-- BEGIN Data extract --
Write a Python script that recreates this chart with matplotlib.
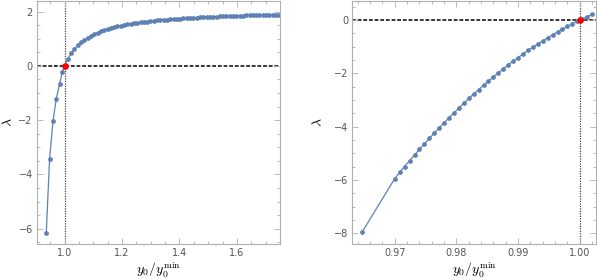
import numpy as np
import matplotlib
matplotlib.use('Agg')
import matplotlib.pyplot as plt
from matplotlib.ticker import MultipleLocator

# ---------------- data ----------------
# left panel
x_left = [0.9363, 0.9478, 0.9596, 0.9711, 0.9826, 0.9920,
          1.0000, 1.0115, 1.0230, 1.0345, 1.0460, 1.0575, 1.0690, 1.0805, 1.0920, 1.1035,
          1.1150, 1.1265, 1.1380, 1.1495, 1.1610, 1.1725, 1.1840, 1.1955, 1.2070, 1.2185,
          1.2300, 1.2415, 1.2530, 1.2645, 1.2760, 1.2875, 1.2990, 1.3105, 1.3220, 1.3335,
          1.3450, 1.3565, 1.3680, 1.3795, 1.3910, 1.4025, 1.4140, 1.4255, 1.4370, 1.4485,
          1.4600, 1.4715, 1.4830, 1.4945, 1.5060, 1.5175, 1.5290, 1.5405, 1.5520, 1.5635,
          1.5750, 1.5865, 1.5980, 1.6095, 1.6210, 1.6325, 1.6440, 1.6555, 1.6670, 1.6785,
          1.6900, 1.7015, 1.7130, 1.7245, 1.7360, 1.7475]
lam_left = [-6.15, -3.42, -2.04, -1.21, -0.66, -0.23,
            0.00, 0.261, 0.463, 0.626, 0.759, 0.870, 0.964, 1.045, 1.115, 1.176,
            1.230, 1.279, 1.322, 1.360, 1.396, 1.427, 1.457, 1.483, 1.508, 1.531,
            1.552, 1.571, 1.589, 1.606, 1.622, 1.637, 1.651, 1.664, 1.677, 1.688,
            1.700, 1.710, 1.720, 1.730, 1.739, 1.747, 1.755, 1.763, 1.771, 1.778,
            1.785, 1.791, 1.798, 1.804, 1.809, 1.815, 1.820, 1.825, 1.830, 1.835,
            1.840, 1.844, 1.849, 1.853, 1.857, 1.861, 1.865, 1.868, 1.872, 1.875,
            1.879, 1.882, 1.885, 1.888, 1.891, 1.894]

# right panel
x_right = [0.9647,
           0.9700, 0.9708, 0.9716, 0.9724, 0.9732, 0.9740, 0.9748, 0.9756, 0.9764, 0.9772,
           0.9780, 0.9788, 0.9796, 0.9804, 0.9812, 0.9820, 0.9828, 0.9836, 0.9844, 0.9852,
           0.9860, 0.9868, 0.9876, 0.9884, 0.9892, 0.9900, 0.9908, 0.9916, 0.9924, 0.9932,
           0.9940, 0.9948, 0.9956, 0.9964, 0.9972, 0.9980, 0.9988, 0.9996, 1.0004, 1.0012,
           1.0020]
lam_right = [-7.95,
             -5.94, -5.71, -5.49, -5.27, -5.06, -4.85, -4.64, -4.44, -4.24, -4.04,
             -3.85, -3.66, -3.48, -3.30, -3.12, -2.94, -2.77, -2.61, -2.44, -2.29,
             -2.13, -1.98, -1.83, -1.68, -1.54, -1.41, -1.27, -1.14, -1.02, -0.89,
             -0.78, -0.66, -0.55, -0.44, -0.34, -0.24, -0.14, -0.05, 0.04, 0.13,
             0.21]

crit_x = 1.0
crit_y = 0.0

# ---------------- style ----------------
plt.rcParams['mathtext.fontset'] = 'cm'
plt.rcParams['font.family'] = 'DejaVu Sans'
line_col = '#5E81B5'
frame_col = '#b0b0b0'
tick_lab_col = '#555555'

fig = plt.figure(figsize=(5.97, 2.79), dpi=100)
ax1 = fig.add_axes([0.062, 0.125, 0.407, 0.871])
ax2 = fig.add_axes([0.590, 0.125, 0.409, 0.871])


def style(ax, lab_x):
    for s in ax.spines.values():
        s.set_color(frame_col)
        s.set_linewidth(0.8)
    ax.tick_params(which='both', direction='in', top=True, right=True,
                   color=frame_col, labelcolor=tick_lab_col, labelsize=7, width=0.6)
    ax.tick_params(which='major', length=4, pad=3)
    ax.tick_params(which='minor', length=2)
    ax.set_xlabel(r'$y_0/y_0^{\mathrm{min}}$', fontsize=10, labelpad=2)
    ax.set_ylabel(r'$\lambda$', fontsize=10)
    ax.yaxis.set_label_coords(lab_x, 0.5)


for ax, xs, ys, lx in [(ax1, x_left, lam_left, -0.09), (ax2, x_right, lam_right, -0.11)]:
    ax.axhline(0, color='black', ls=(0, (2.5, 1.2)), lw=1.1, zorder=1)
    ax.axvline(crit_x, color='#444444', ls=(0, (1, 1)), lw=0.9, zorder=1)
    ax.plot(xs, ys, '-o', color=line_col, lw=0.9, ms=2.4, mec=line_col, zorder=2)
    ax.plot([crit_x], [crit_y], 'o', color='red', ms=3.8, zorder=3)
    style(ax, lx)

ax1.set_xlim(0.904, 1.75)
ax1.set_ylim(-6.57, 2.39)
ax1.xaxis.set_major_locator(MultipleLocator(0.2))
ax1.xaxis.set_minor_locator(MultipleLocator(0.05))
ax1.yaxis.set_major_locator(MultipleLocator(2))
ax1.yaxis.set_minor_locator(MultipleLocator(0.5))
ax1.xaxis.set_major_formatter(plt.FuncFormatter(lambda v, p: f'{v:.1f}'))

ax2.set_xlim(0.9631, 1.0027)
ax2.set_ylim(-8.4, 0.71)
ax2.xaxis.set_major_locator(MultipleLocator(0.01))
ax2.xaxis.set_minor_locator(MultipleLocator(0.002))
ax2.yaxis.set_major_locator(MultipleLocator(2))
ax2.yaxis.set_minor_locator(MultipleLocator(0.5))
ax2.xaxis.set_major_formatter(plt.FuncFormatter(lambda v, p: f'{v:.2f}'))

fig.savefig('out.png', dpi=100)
-- END Data extract --
(Problem to work on): Reproduce every line precisely as given, omitting all pictures.

(Full response):
Write a Python script that recreates this chart with matplotlib.
import numpy as np
import matplotlib
matplotlib.use('Agg')
import matplotlib.pyplot as plt
from matplotlib.ticker import MultipleLocator

# ---------------- data ----------------
# left panel
x_left = [0.9363, 0.9478, 0.9596, 0.9711, 0.9826, 0.9920,
          1.0000, 1.0115, 1.0230, 1.0345, 1.0460, 1.0575, 1.0690, 1.0805, 1.0920, 1.1035,
          1.1150, 1.1265, 1.1380, 1.1495, 1.1610, 1.1725, 1.1840, 1.1955, 1.2070, 1.2185,
          1.2300, 1.2415, 1.2530, 1.2645, 1.2760, 1.2875, 1.2990, 1.3105, 1.3220, 1.3335,
          1.3450, 1.3565, 1.3680, 1.3795, 1.3910, 1.4025, 1.4140, 1.4255, 1.4370, 1.4485,
          1.4600, 1.4715, 1.4830, 1.4945, 1.5060, 1.5175, 1.5290, 1.5405, 1.5520, 1.5635,
          1.5750, 1.5865, 1.5980, 1.6095, 1.6210, 1.6325, 1.6440, 1.6555, 1.6670, 1.6785,
          1.6900, 1.7015, 1.7130, 1.7245, 1.7360, 1.7475]
lam_left = [-6.15, -3.42, -2.04, -1.21, -0.66, -0.23,
            0.00, 0.261, 0.463, 0.626, 0.759, 0.870, 0.964, 1.045, 1.115, 1.176,
            1.230, 1.279, 1.322, 1.360, 1.396, 1.427, 1.457, 1.483, 1.508, 1.531,
            1.552, 1.571, 1.589, 1.606, 1.622, 1.637, 1.651, 1.664, 1.677, 1.688,
            1.700, 1.710, 1.720, 1.730, 1.739, 1.747, 1.755, 1.763, 1.771, 1.778,
            1.785, 1.791, 1.798, 1.804, 1.809, 1.815, 1.820, 1.825, 1.830, 1.835,
            1.840, 1.844, 1.849, 1.853, 1.857, 1.861, 1.865, 1.868, 1.872, 1.875,
            1.879, 1.882, 1.885, 1.888, 1.891, 1.894]

# right panel
x_right = [0.9647,
           0.9700, 0.9708, 0.9716, 0.9724, 0.9732, 0.9740, 0.9748, 0.9756, 0.9764, 0.9772,
           0.9780, 0.9788, 0.9796, 0.9804, 0.9812, 0.9820, 0.9828, 0.9836, 0.9844, 0.9852,
           0.9860, 0.9868, 0.9876, 0.9884, 0.9892, 0.9900, 0.9908, 0.9916, 0.9924, 0.9932,
           0.9940, 0.9948, 0.9956, 0.9964, 0.9972, 0.9980, 0.9988, 0.9996, 1.0004, 1.0012,
           1.0020]
lam_right = [-7.95,
             -5.94, -5.71, -5.49, -5.27, -5.06, -4.85, -4.64, -4.44, -4.24, -4.04,
             -3.85, -3.66, -3.48, -3.30, -3.12, -2.94, -2.77, -2.61, -2.44, -2.29,
             -2.13, -1.98, -1.83, -1.68, -1.54, -1.41, -1.27, -1.14, -1.02, -0.89,
             -0.78, -0.66, -0.55, -0.44, -0.34, -0.24, -0.14, -0.05, 0.04, 0.13,
             0.21]

crit_x = 1.0
crit_y = 0.0

# ---------------- style ----------------
plt.rcParams['mathtext.fontset'] = 'cm'
plt.rcParams['font.family'] = 'DejaVu Sans'
line_col = '#5E81B5'
frame_col = '#b0b0b0'
tick_lab_col = '#555555'

fig = plt.figure(figsize=(5.97, 2.79), dpi=100)
ax1 = fig.add_axes([0.062, 0.125, 0.407, 0.871])
ax2 = fig.add_axes([0.590, 0.125, 0.409, 0.871])


def style(ax, lab_x):
    for s in ax.spines.values():
        s.set_color(frame_col)
        s.set_linewidth(0.8)
    ax.tick_params(which='both', direction='in', top=True, right=True,
                   color=frame_col, labelcolor=tick_lab_col, labelsize=7, width=0.6)
    ax.tick_params(which='major', length=4, pad=3)
    ax.tick_params(which='minor', length=2)
    ax.set_xlabel(r'$y_0/y_0^{\mathrm{min}}$', fontsize=10, labelpad=2)
    ax.set_ylabel(r'$\lambda$', fontsize=10)
    ax.yaxis.set_label_coords(lab_x, 0.5)


for ax, xs, ys, lx in [(ax1, x_left, lam_left, -0.09), (ax2, x_right, lam_right, -0.11)]:
    ax.axhline(0, color='black', ls=(0, (2.5, 1.2)), lw=1.1, zorder=1)
    ax.axvline(crit_x, color='#444444', ls=(0, (1, 1)), lw=0.9, zorder=1)
    ax.plot(xs, ys, '-o', color=line_col, lw=0.9, ms=2.4, mec=line_col, zorder=2)
    ax.plot([crit_x], [crit_y], 'o', color='red', ms=3.8, zorder=3)
    style(ax, lx)

ax1.set_xlim(0.904, 1.75)
ax1.set_ylim(-6.57, 2.39)
ax1.xaxis.set_major_locator(MultipleLocator(0.2))
ax1.xaxis.set_minor_locator(MultipleLocator(0.05))
ax1.yaxis.set_major_locator(MultipleLocator(2))
ax1.yaxis.set_minor_locator(MultipleLocator(0.5))
ax1.xaxis.set_major_formatter(plt.FuncFormatter(lambda v, p: f'{v:.1f}'))

ax2.set_xlim(0.9631, 1.0027)
ax2.set_ylim(-8.4, 0.71)
ax2.xaxis.set_major_locator(MultipleLocator(0.01))
ax2.xaxis.set_minor_locator(MultipleLocator(0.002))
ax2.yaxis.set_major_locator(MultipleLocator(2))
ax2.yaxis.set_minor_locator(MultipleLocator(0.5))
ax2.xaxis.set_major_formatter(plt.FuncFormatter(lambda v, p: f'{v:.2f}'))

fig.savefig('out.png', dpi=100)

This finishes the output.